Verse 49 then sings that all who take on the name of Yahweh [Israel, or Jesus] in divine marriage will also be made “holy” [“hagion”]. Verse 50 sings of all the “generations” to come, with their attraction to Yahweh in marriage will be how much they “fear” not having that source of comfort within their souls.

In verse 51, Mary sings about one’s soul becoming the “arm” of God, as she and Elizabeth had become. All “pride” had been sacrificed through marriage to Him, receiving His Spirit. The marriage of a soul to Spirit is why the soul is deemed as the “heart” [“kardias”]. That word in Greek also means “inner self, mind, character, and intention.”

Verse 52 sings that marriage to God is a demand of all souls, in order to be redeemed at death. Those who are “rulers” must lower their self-will to themselves becoming subjects of a much greater power – the King. Those who do humble themselves (as did David), letting Yahweh become the face they wear to the word (self-denial), they are raised spiritually. Mary “Having been raised” was just a humble teenager; but by submitting her soul to Yahweh, she then was the mother of Jesus.
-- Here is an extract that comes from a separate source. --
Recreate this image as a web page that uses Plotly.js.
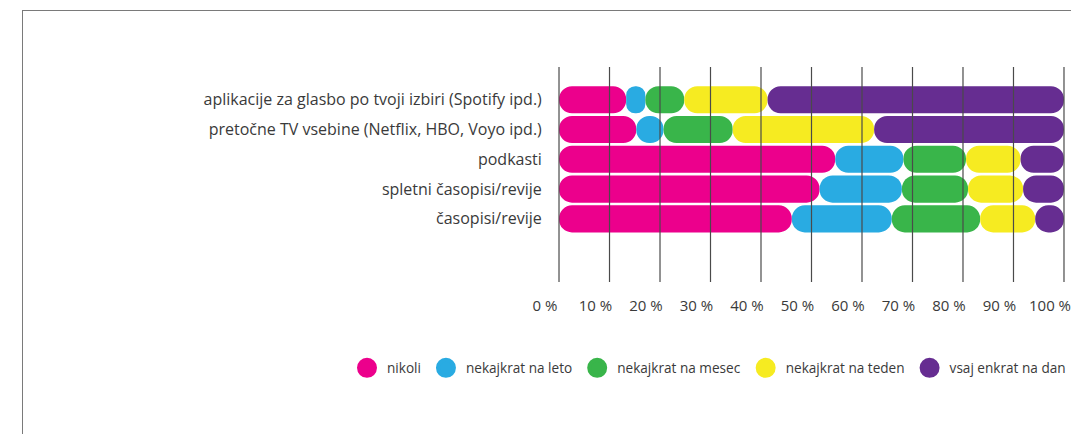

The benefits of service to Yahweh are then sung about in verses 53 and 54. When she sang of “being filled with good things,” there are no “things” involved, as the word “agathos” means “good nature, intrinsically good.” As such, the presence of Yahweh brings “goodness” to one’s being, as one’s soul seeks to please God. The “fear” is losing that presence; and, that motivates continued love and worship. Those to seek to surround themselves with thing – “the rich” – their souls are left “empty” and unfulfilled.

In verse 54 when Mary sang of “Israel,” this is the name one takes as a wife of Yahweh. The name means: “One Who Retains Yahweh as His elohim.” Those are the souls being “helped,” because they are submitted to union with Yahweh, as His “servants.” They serve Him, not self. This love and devotion leading to a divine marriage will then forgive a soul-body for past mistakes and sins. Yahweh will no longer “remember” those deeds past, and the soul-wives will no longer “remember” any desires for self-pleasures.

Verse 55 then sings that this is nothing new, as Yahweh has married souls in the past, including the soul of Abraham and his “descendants” known in Holy Scripture. They are the models for those souls present; and, the souls present are the models to project forward into “all ages.”

After this song was completed, verse 56 says that Mary lived with Zechariah and Elizabeth for “about three months.” This timing would say Mary stayed to help Elizabeth deliver John. When six is added to three one gets nine, which is the term of a pregnancy. This means “about three months” would take the two women into the early days of the tenth month, with still a majority of days left in the sixth month. After Mary stayed to assist Elizabeth (she would have helped a midwife with experience), she returned to her home in Nazareth.

Clearly, as the Gospel reading to be read aloud on the fourth Sunday of Advent, with Christmas coming in a week or less, the call is to make hast to serve Yahweh as His wife, with His Son coming soon within one’s soul-flesh. The call is to sing praise to that presence. All it takes is self-sacrifice to be raised Spiritually.